# CyanogenMod 7.2.0-RC0 X2 ALPHA



## rnarc206 (Jun 26, 2011)

http://forum.xda-developers.com/showthread.php?t=1442803


----------



## DaveRichardson (Jan 3, 2012)

It's a glorious thing, is it not? I'm hoping this kicks off DX2 development renaissance.


----------



## poontab (Jun 7, 2011)

Just a link so moved to general.


----------



## 32BitWhore (Oct 9, 2011)

Pretty exciting. Now that we've got CM7, hopefully we can get CM9 soon.


----------



## bolski (Oct 13, 2011)

CM9 is going to harder. We really need the boot loader unlocked for that one.


----------



## dragonzkiller (Jul 6, 2011)

bolski said:


> CM9 is going to harder. We really need the boot loader unlocked for that one.
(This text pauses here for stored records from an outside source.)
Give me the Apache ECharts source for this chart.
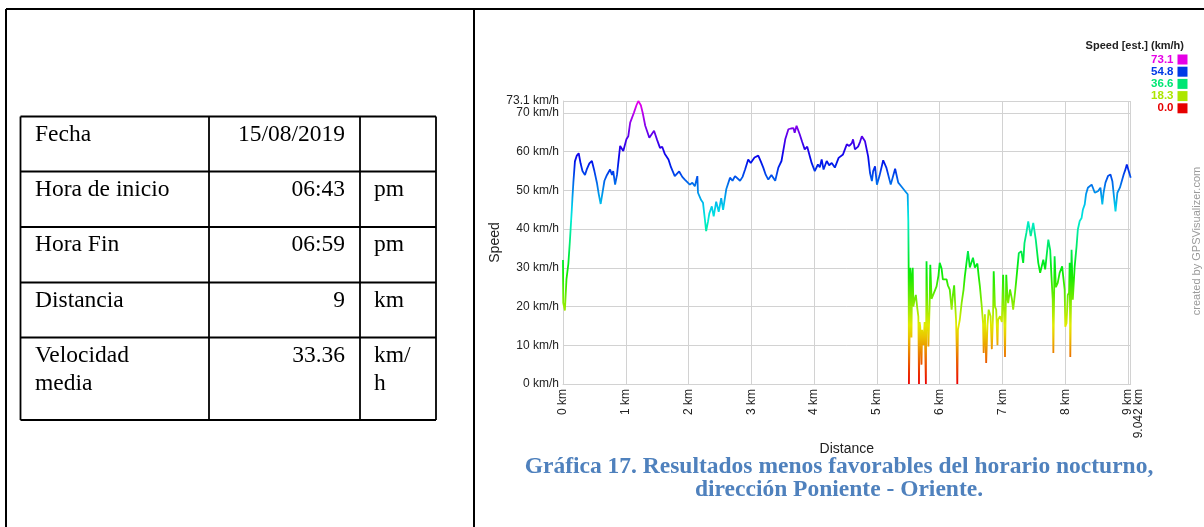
<!DOCTYPE html>
<html>
<head>
<meta charset="utf-8">
<script src="https://cdn.jsdelivr.net/npm/echarts@6/dist/echarts.min.js"></script>
<style>
  html, body { margin: 0; padding: 0; background: #ffffff; }
  #chart { width: 1204px; height: 527px; }
</style>
</head>
<body>
<div id="chart"></div>
<script>
// Trip summary table
const tableLabels = ['Fecha', 'Hora de inicio', 'Hora Fin', 'Distancia', 'Velocidad\nmedia'];
const tableValues = ['15/08/2019', '06:43', '06:59', '9', '33.36'];
const tableUnits = ['', 'pm', 'pm', 'km', 'km/\nh'];

// Speed profile along the route
const distanceKm = [
  0.000, 0.004, 0.030, 0.055, 0.085, 0.110, 0.140, 0.150, 0.165, 0.190,
  0.220, 0.250, 0.280, 0.310, 0.350, 0.380, 0.420, 0.460, 0.500, 0.540,
  0.570, 0.600, 0.630, 0.660, 0.700, 0.750, 0.780, 0.800, 0.830, 0.860,
  0.910, 0.960, 1.010, 1.040, 1.070, 1.130, 1.170, 1.200, 1.240, 1.270,
  1.310, 1.375, 1.450, 1.500, 1.545, 1.580, 1.620, 1.680, 1.720, 1.780,
  1.850, 1.900, 1.940, 1.970, 2.020, 2.060, 2.100, 2.140, 2.150, 2.200,
  2.230, 2.260, 2.280, 2.310, 2.330, 2.370, 2.400, 2.440, 2.480, 2.520,
  2.550, 2.600, 2.660, 2.700, 2.740, 2.820, 2.860, 2.900, 2.950, 2.990,
  3.050, 3.110, 3.150, 3.190, 3.230, 3.270, 3.320, 3.380, 3.430, 3.480,
  3.540, 3.590, 3.630, 3.670, 3.690, 3.720, 3.770, 3.810, 3.850, 3.890,
  3.960, 4.010, 4.060, 4.090, 4.120, 4.150, 4.200, 4.240, 4.280, 4.330,
  4.390, 4.460, 4.520, 4.560, 4.600, 4.620, 4.650, 4.700, 4.730, 4.760,
  4.810, 4.860, 4.890, 4.920, 4.940, 4.970, 5.000, 5.040, 5.100, 5.150,
  5.220, 5.290, 5.340, 5.390, 5.450, 5.490, 5.500, 5.505, 5.510, 5.520,
  5.530, 5.540, 5.550, 5.560, 5.570, 5.580, 5.600, 5.620, 5.640, 5.660,
  5.670, 5.680, 5.690, 5.710, 5.720, 5.740, 5.760, 5.780, 5.790, 5.800,
  5.820, 5.840, 5.850, 5.870, 5.900, 5.950, 5.980, 6.000, 6.030, 6.050,
  6.080, 6.110, 6.130, 6.160, 6.190, 6.210, 6.230, 6.260, 6.270, 6.280,
  6.290, 6.320, 6.350, 6.380, 6.400, 6.450, 6.480, 6.530, 6.560, 6.600,
  6.620, 6.640, 6.670, 6.690, 6.700, 6.720, 6.740, 6.760, 6.780, 6.810,
  6.830, 6.850, 6.860, 6.880, 6.900, 6.920, 6.930, 6.960, 6.990, 7.010,
  7.030, 7.040, 7.050, 7.060, 7.080, 7.090, 7.120, 7.150, 7.170, 7.200,
  7.220, 7.260, 7.300, 7.330, 7.350, 7.380, 7.410, 7.450, 7.490, 7.530,
  7.570, 7.600, 7.650, 7.680, 7.700, 7.730, 7.760, 7.780, 7.800, 7.810,
  7.820, 7.830, 7.850, 7.880, 7.910, 7.950, 7.990, 8.000, 8.020, 8.040,
  8.060, 8.070, 8.080, 8.090, 8.100, 8.120, 8.150, 8.180, 8.200, 8.230,
  8.260, 8.280, 8.310, 8.330, 8.360, 8.390, 8.420, 8.440, 8.470, 8.520,
  8.560, 8.590, 8.610, 8.640, 8.680, 8.720, 8.750, 8.780, 8.800, 8.830,
  8.870, 8.900, 8.930, 8.960, 8.980, 9.000, 9.042
];
const speedKmh = [
  32, 21, 19, 27, 31, 37, 45, 48, 52, 57.5,
  59, 59.6, 57, 55, 54, 55.5, 57, 57.6, 55, 52,
  49, 46.5, 47, 52.5, 54, 55.4, 54, 55, 51.5, 54,
  61.5, 60.2, 63.2, 64, 67.5, 70.1, 72, 73.1, 72, 70,
  66.7, 63.6, 65.4, 63, 61, 61.3, 59.5, 58, 56, 53.7,
  54.9, 53.5, 52.8, 52.8, 51.5, 52, 51.1, 53.7, 49.4, 47.5,
  46.8, 42.5, 39.5, 42, 44, 45.9, 43.3, 47.1, 44.5, 48,
  45, 50.3, 53.3, 52.5, 53.7, 52.5, 53.5, 55.4, 58, 57.1,
  58.5, 59, 57.5, 55.9, 54, 52.8, 54, 52.5, 55.9, 57.6,
  63.2, 65.8, 66, 66.1, 64.9, 66.7, 64.5, 62.5, 60.6, 61.3,
  57.1, 55, 56.7, 56, 58, 55.4, 57.6, 56.5, 57.1, 55.9,
  58.4, 59.3, 61.9, 61.5, 62.2, 63.2, 60.6, 61.3, 62.5, 64,
  62.7, 58.8, 54.5, 52.4, 55, 56.2, 51.5, 53.7, 57.8, 55.9,
  51.5, 55.6, 52, 51, 49.8, 49, 42, 31, 0, 12,
  30, 25, 12, 28, 30, 20, 21.8, 23, 20, 17.4,
  0, 16, 14.8, 5, 14, 10, 16, 0, 31.7, 22,
  9.7, 20.9, 30.8, 22, 21.8, 25.2, 28, 31.3, 29.8, 27,
  26.5, 27, 25.5, 24.4, 19.2, 23, 25.5, 16.6, 10, 0,
  14, 16.6, 21, 24.4, 27.8, 34.3, 30.1, 32.6, 30.1, 31.1,
  28, 25.2, 20, 15.7, 8, 18, 5.4, 15, 19.2, 17.5,
  9, 18, 29.1, 20, 19.2, 10, 16.6, 17.5, 16, 28.2,
  15, 7, 18, 28.2, 22, 20.9, 24.4, 22, 19.2, 23.6,
  26.9, 33.8, 34.3, 31.3, 36.4, 39, 42, 38.2, 41.6, 37.3,
  31.3, 28.7, 32.1, 29.6, 30, 37.3, 34.6, 27.8, 21.8, 8,
  20, 33, 25, 26.1, 28.7, 30.4, 24.4, 14.8, 15.7, 23,
  23.6, 31.3, 7, 20, 34.7, 21.8, 30.4, 35.6, 39.9, 42.1,
  42.9, 45, 46.4, 49, 50.7, 51, 51.5, 50.7, 49.4, 49.8,
  50.7, 46.4, 49.4, 52, 53.7, 54.1, 52.4, 47.7, 44.6, 49.4,
  50.7, 51.1, 54.1, 55.5, 56.7, 56.4, 53.3
];
const speedMax = 73.1;
const routeLengthKm = 9.042;
const legendValues = [73.1, 54.8, 36.6, 18.3, 0.0];

// Speed colour scale: hue runs from red (0) through green and blue to magenta (max)
function hsvToHex(h, s, v) {
  const c = v * s, hp = h / 60, x = c * (1 - Math.abs(hp % 2 - 1));
  let r = 0, g = 0, b = 0;
  if (hp < 1) { r = c; g = x; }
  else if (hp < 2) { r = x; g = c; }
  else if (hp < 3) { g = c; b = x; }
  else if (hp < 4) { g = x; b = c; }
  else if (hp < 5) { r = x; b = c; }
  else { r = c; b = x; }
  const m = v - c;
  const hex = n => Math.round((n + m) * 255).toString(16).padStart(2, '0');
  return '#' + hex(r) + hex(g) + hex(b);
}
const speedColor = s => hsvToHex(300 * s / speedMax, 1, 0.9);
const colorStops = [];
for (let i = 0; i <= 24; i++) colorStops.push(hsvToHex(300 * i / 24, 1, 0.92));

const points = distanceKm.map((d, i) => [d, speedKmh[i]]);

const serif = '"Liberation Serif", "Times New Roman", serif';
const sans = '"Liberation Sans", Arial, sans-serif';

// Frame and table drawn as graphic elements
const graphics = [];
const line = (x1, y1, x2, y2, w) => graphics.push({
  type: 'line', silent: true,
  shape: { x1, y1, x2, y2 },
  style: { stroke: '#000', lineWidth: w }
});
line(6, 9, 1204, 9, 2);
line(6, 9, 6, 527, 2);
line(474, 9, 474, 527, 2);

const colX = [20.5, 209, 360, 436];
const rowY = [116.5, 171.5, 227, 282.5, 337.5, 420];
colX.forEach(x => line(x, rowY[0], x, rowY[rowY.length - 1], 1.8));
rowY.forEach(y => line(colX[0], y, colX[colX.length - 1], y, 1.8));

const cellText = (text, x, y, align) => graphics.push({
  type: 'text', silent: true, x, y,
  style: {
    text, fill: '#000', font: '23.5px ' + serif,
    align, verticalAlign: 'top', lineHeight: 28
  }
});
tableLabels.forEach((t, i) => {
  const top = rowY[i] + 4;
  cellText(t, 35, top, 'left');
  cellText(tableValues[i], 345, top, 'right');
  if (tableUnits[i]) cellText(tableUnits[i], 374, top, 'left');
});

// Legend for the speed colours
graphics.push({
  type: 'text', silent: true, x: 1184, y: 46,
  style: { text: 'Speed [est.] (km/h)', fill: '#222', font: 'bold 11px ' + sans, align: 'right', verticalAlign: 'middle' }
});
legendValues.forEach((v, i) => {
  const cy = 59.5 + i * 12.2;
  const c = speedColor(v);
  graphics.push({
    type: 'text', silent: true, x: 1173.5, y: cy,
    style: { text: v.toFixed(1), fill: c, font: 'bold 11.5px ' + sans, align: 'right', verticalAlign: 'middle' }
  });
  graphics.push({
    type: 'rect', silent: true,
    shape: { x: 1177.5, y: cy - 5, width: 10, height: 10 },
    style: { fill: c }
  });
});

// Credit line
graphics.push({
  type: 'text', silent: true, x: 1197, y: 241, rotation: Math.PI / 2,
  style: { text: 'created by GPSVisualizer.com', fill: '#9a9a9a', font: '11px ' + sans, align: 'center', verticalAlign: 'middle' }
});

// Caption under the chart
graphics.push({
  type: 'text', silent: true, x: 839, y: 455,
  style: {
    text: 'Gráfica 17. Resultados menos favorables del horario nocturno,\ndirección Poniente - Oriente.',
    fill: '#4f81bd', font: 'bold 23.5px ' + serif, align: 'center', verticalAlign: 'top', lineHeight: 23.5
  }
});

const gridColor = '#d2d2d2';
const labelStyle = { fontFamily: sans, fontSize: 12, color: '#222' };
const chart = echarts.init(document.getElementById('chart'), null, { renderer: 'canvas' });
chart.setOption({
  backgroundColor: '#ffffff',
  animation: false,
  grid: { left: 563, right: 73.3, top: 101, bottom: 143, outerBoundsMode: 'none' },
  xAxis: [{
    type: 'value', min: 0, max: routeLengthKm, interval: 1,
    name: 'Distance', nameLocation: 'middle', nameGap: 58,
    nameTextStyle: { fontFamily: sans, fontSize: 14, color: '#222' },
    axisLine: { lineStyle: { color: gridColor, width: 1 } },
    axisTick: { show: false },
    splitLine: { show: true, lineStyle: { color: gridColor, width: 1 } },
    axisLabel: Object.assign({
      rotate: 90, margin: 5, showMinLabel: true, showMaxLabel: false,
      formatter: v => v + ' km'
    }, labelStyle)
  }, {
    // end-of-route label, set just beside the whole-km label
    type: 'value', min: 0, max: routeLengthKm, position: 'bottom',
    axisLine: { show: false }, axisTick: { show: false }, splitLine: { show: false },
    axisLabel: Object.assign({
      rotate: 90, margin: 5, customValues: [routeLengthKm],
      formatter: v => '{end|' + v + ' km}',
      rich: { end: Object.assign({ padding: [16, 0, 0, 0] }, labelStyle) }
    }, labelStyle)
  }],
  yAxis: {
    type: 'value', min: 0, max: speedMax, interval: 10,
    name: 'Speed', nameLocation: 'middle', nameGap: 54,
    nameTextStyle: { fontFamily: sans, fontSize: 14, color: '#222' },
    axisLine: { show: true, lineStyle: { color: gridColor, width: 1 } },
    axisTick: { show: false },
    splitLine: { show: true, lineStyle: { color: gridColor, width: 1 } },
    axisLabel: Object.assign({
      margin: 4, showMinLabel: true, showMaxLabel: true,
      formatter: v => v + ' km/h'
    }, labelStyle)
  },
  visualMap: {
    show: false, type: 'continuous', seriesIndex: 0, dimension: 1,
    min: 0, max: speedMax, inRange: { color: colorStops }
  },
  series: [{
    type: 'line', xAxisIndex: 0, data: points, showSymbol: false, silent: true,
    lineStyle: { width: 1.8 }
  }],
  graphic: graphics
});
</script>
</body>
</html>
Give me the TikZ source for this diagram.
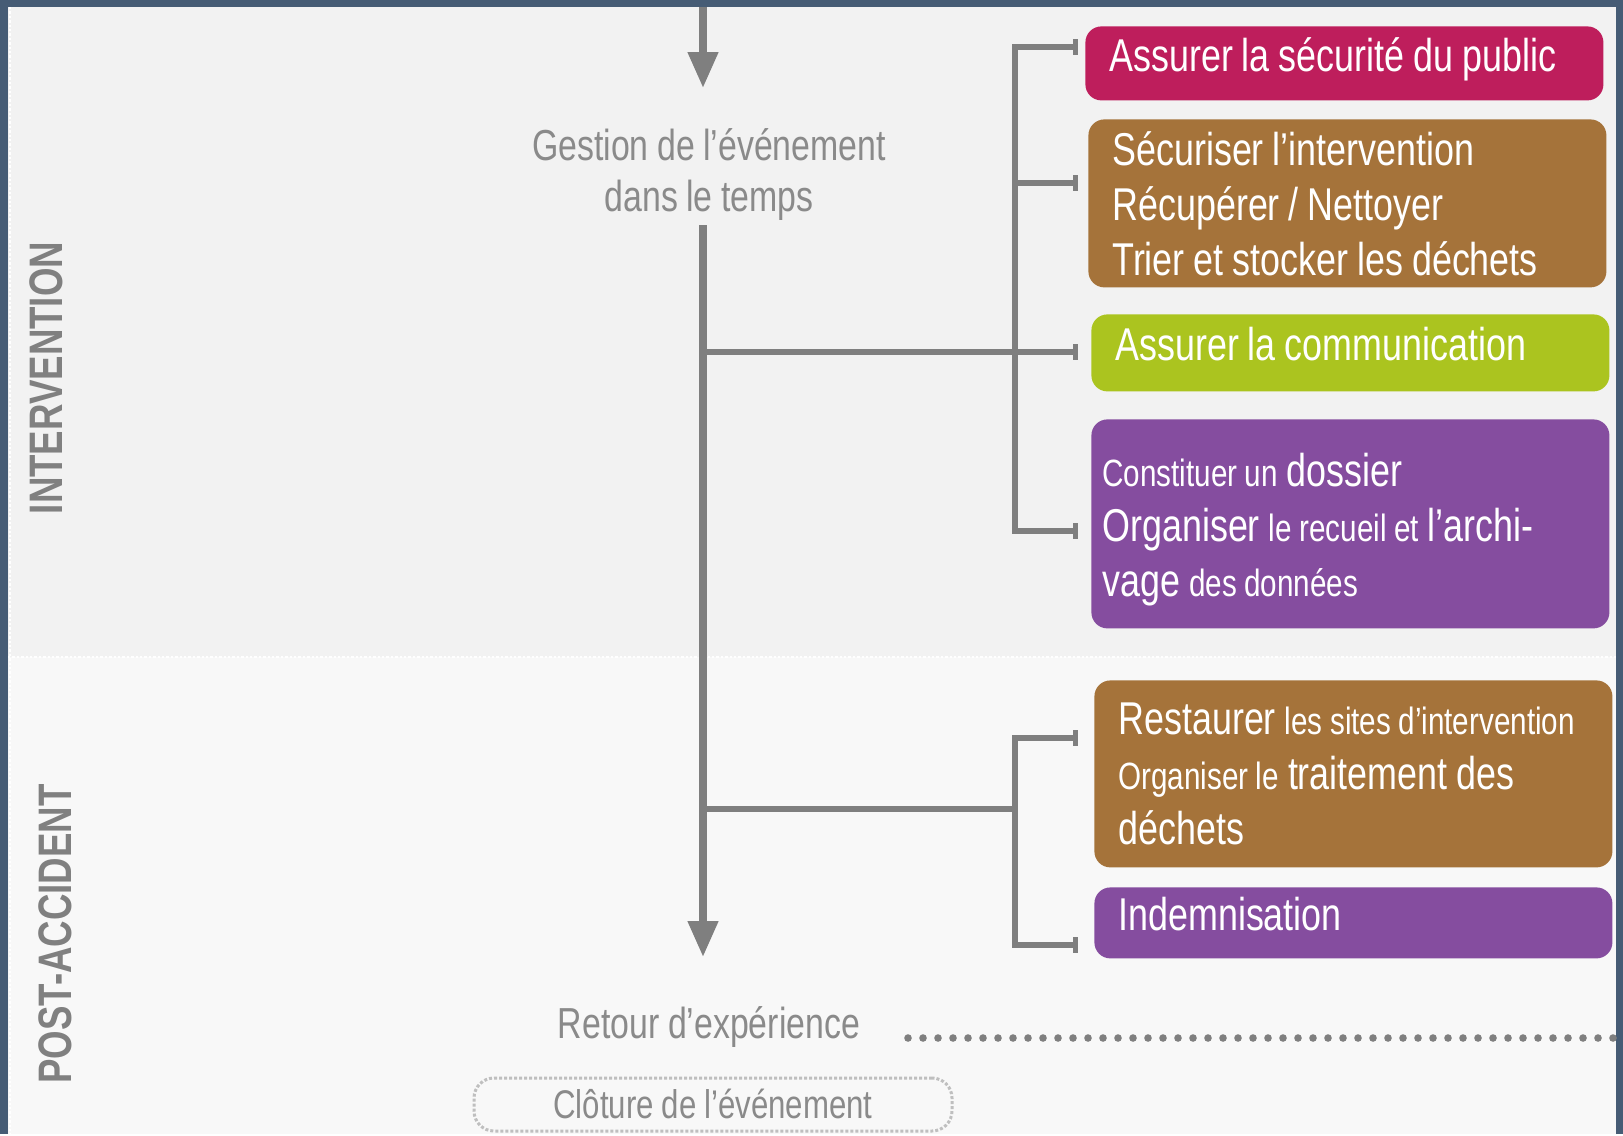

Oh hello! This is me the guy who brought CM7 to the X2. I know that I haven't been showing any love to rootz and that's cuz I haven't been able to get into my account. That being said, no the bootloader does not need to be unlocked.


----------



## scur (Oct 9, 2011)

As the only ROM with no Blur and all AOSP, I think it should have it's own subforum alongside Liberty and Eclipse.


----------



## Drunkula (Oct 13, 2011)

Finally got the beta of CM7 installed to my DX2. Noticed a few hiccups so far. Regardless I'm very impressed with the speed of it. Blows away the stock ROM!


----------